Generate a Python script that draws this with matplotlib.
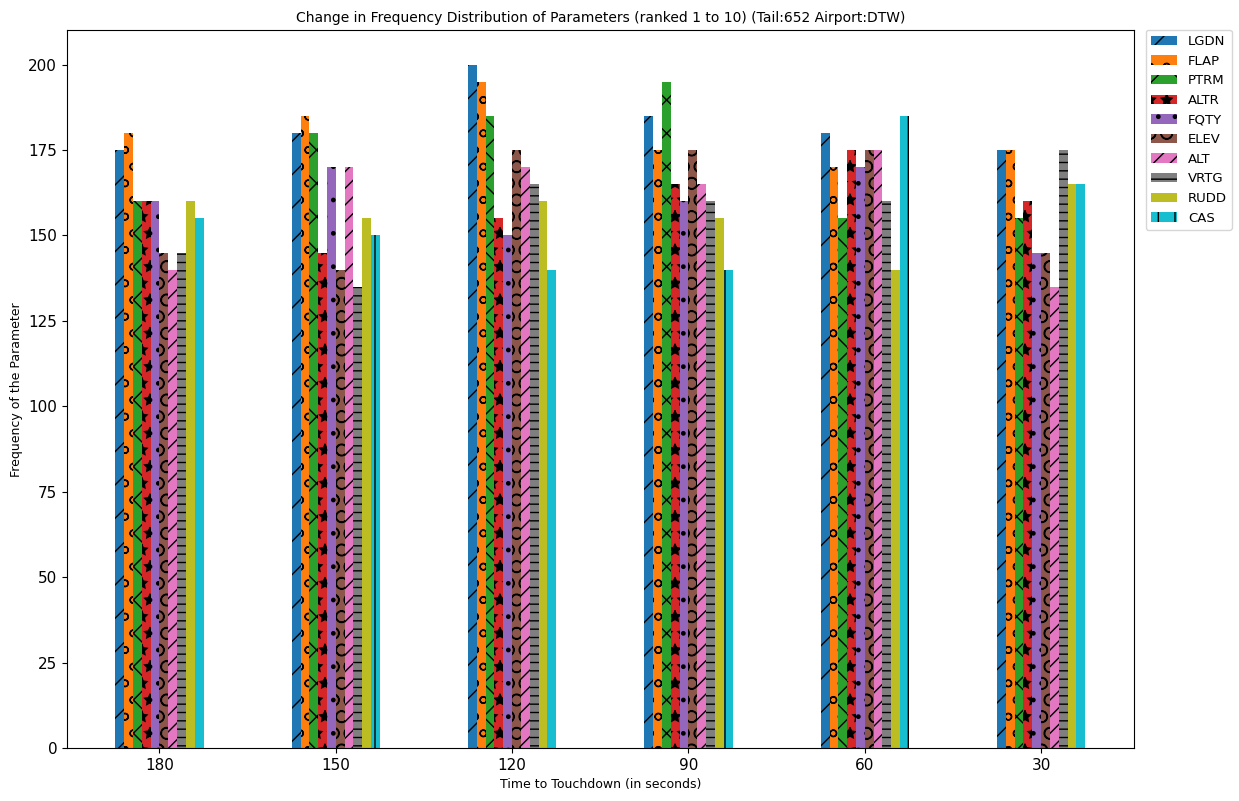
import numpy as np
import matplotlib.pyplot as plt

times = ['180', '150', '120', '90', '60', '30']
params = ['LGDN', 'FLAP', 'PTRM', 'ALTR', 'FQTY', 'ELEV', 'ALT', 'VRTG', 'RUDD', 'CAS']

LGDN = [175, 180, 200, 185, 180, 175]
FLAP = [180, 185, 195, 175, 170, 175]
PTRM = [160, 180, 185, 195, 155, 155]
ALTR = [160, 145, 155, 165, 175, 160]
FQTY = [160, 170, 150, 160, 170, 145]
ELEV = [145, 140, 175, 175, 175, 145]
ALT  = [140, 170, 170, 165, 175, 135]
VRTG = [145, 135, 165, 160, 160, 175]
RUDD = [160, 155, 160, 155, 140, 165]
CAS  = [155, 150, 140, 140, 185, 165]

series = [LGDN, FLAP, PTRM, ALTR, FQTY, ELEV, ALT, VRTG, RUDD, CAS]
hatches = ['/', 'o', 'x', '*', '.', 'O', '//', '--', '', '|']

fig, ax = plt.subplots(figsize=(12.39, 8.01), dpi=100)
x = np.arange(len(times))
w = 0.05
for i in range(len(params)):
    ax.bar(x - 0.25 + w*i + w/2, series[i], w, label=params[i], hatch=hatches[i])

ax.set_xticks(x)
ax.set_xticklabels(times, fontsize=11)
ax.tick_params(axis='y', labelsize=11)
ax.set_xlabel('Time to Touchdown (in seconds)', fontsize=9)
ax.set_ylabel('Frequency of the Parameter', fontsize=9)
ax.set_title('Change in Frequency Distribution of Parameters (ranked 1 to 10) (Tail:652 Airport:DTW)', fontsize=10)
ax.legend(loc='upper left', bbox_to_anchor=(1.005, 1.01), fontsize=9.5)
plt.subplots_adjust(left=0.054, right=0.915, top=0.962, bottom=0.066)
plt.savefig('out.png')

> Aim
Every line above should be returned exactly; the pictures stay out.

> Output for this task
Generate a Python script that draws this with matplotlib.
import numpy as np
import matplotlib.pyplot as plt

times = ['180', '150', '120', '90', '60', '30']
params = ['LGDN', 'FLAP', 'PTRM', 'ALTR', 'FQTY', 'ELEV', 'ALT', 'VRTG', 'RUDD', 'CAS']

LGDN = [175, 180, 200, 185, 180, 175]
FLAP = [180, 185, 195, 175, 170, 175]
PTRM = [160, 180, 185, 195, 155, 155]
ALTR = [160, 145, 155, 165, 175, 160]
FQTY = [160, 170, 150, 160, 170, 145]
ELEV = [145, 140, 175, 175, 175, 145]
ALT  = [140, 170, 170, 165, 175, 135]
VRTG = [145, 135, 165, 160, 160, 175]
RUDD = [160, 155, 160, 155, 140, 165]
CAS  = [155, 150, 140, 140, 185, 165]

series = [LGDN, FLAP, PTRM, ALTR, FQTY, ELEV, ALT, VRTG, RUDD, CAS]
hatches = ['/', 'o', 'x', '*', '.', 'O', '//', '--', '', '|']

fig, ax = plt.subplots(figsize=(12.39, 8.01), dpi=100)
x = np.arange(len(times))
w = 0.05
for i in range(len(params)):
    ax.bar(x - 0.25 + w*i + w/2, series[i], w, label=params[i], hatch=hatches[i])

ax.set_xticks(x)
ax.set_xticklabels(times, fontsize=11)
ax.tick_params(axis='y', labelsize=11)
ax.set_xlabel('Time to Touchdown (in seconds)', fontsize=9)
ax.set_ylabel('Frequency of the Parameter', fontsize=9)
ax.set_title('Change in Frequency Distribution of Parameters (ranked 1 to 10) (Tail:652 Airport:DTW)', fontsize=10)
ax.legend(loc='upper left', bbox_to_anchor=(1.005, 1.01), fontsize=9.5)
plt.subplots_adjust(left=0.054, right=0.915, top=0.962, bottom=0.066)
plt.savefig('out.png')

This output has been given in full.